*Challenge:* Find and copy each line of the records where the string "this" shows up.

*Records shown:*
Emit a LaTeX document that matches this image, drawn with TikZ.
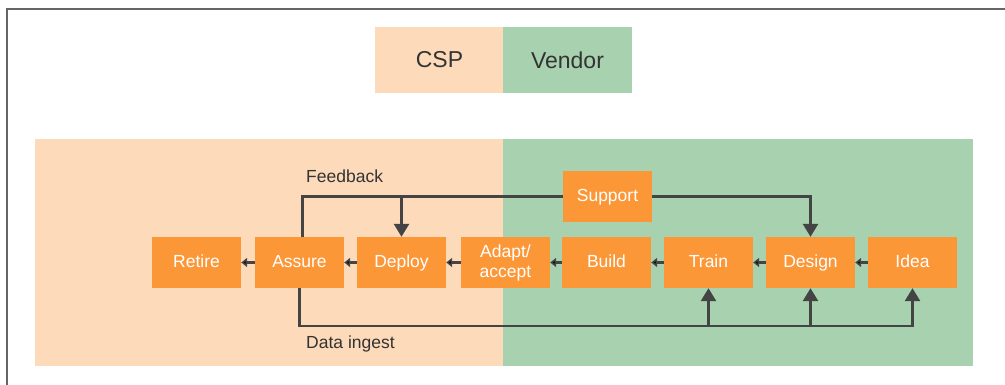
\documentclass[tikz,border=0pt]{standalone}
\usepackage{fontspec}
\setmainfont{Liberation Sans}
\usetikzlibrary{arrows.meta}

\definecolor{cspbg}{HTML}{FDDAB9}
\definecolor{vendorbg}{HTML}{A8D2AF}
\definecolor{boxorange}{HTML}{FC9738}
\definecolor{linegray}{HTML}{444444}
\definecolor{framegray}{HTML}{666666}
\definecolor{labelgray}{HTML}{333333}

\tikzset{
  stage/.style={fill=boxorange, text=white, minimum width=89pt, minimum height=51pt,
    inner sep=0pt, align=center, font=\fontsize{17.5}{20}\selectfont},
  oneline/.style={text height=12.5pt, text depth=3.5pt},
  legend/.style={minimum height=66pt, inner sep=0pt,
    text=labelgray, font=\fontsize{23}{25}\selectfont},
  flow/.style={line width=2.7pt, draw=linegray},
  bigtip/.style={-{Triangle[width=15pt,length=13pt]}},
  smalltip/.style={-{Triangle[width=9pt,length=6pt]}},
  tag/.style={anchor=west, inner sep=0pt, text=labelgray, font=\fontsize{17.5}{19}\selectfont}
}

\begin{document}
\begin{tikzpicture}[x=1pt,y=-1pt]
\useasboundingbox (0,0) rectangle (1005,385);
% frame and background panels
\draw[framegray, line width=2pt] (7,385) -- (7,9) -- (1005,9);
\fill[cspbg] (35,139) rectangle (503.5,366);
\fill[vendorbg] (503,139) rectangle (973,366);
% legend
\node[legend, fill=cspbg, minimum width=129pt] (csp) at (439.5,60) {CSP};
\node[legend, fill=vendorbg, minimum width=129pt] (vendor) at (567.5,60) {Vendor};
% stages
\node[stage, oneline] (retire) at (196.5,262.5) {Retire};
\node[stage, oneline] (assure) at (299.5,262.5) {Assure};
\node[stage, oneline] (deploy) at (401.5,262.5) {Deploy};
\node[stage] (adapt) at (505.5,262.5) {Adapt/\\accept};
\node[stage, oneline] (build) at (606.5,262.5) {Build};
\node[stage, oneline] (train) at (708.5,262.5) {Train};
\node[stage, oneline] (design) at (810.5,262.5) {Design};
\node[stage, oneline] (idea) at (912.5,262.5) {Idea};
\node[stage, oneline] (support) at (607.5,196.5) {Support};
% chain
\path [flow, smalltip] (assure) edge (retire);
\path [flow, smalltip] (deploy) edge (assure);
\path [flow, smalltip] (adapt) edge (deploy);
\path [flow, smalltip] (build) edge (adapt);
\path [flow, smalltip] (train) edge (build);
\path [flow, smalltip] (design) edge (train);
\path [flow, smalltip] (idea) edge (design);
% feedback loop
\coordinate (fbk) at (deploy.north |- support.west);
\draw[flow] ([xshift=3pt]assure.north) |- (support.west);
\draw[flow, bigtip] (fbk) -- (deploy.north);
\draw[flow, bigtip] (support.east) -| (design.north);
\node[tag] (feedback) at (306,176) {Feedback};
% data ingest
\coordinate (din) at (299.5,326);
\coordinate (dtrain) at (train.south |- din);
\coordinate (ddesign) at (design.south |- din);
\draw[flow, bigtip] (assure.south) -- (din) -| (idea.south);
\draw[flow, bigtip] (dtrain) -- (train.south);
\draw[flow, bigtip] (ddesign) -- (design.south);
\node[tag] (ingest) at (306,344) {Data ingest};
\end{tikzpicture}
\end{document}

--

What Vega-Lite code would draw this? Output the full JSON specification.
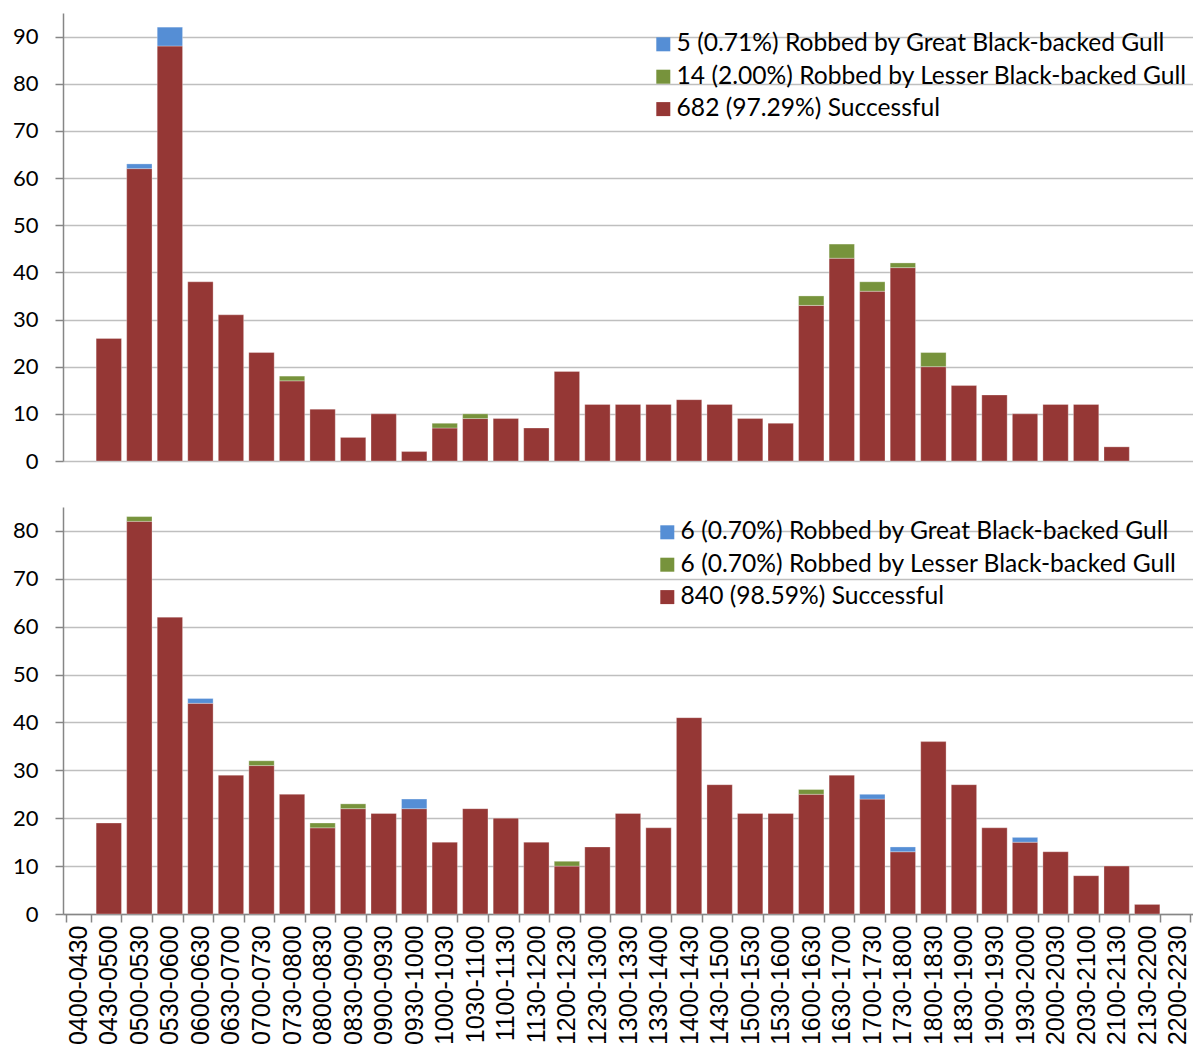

*Exercise output:*
Emit a LaTeX document that matches this image, drawn with TikZ.
What Vega-Lite code would draw this? Output the full JSON specification.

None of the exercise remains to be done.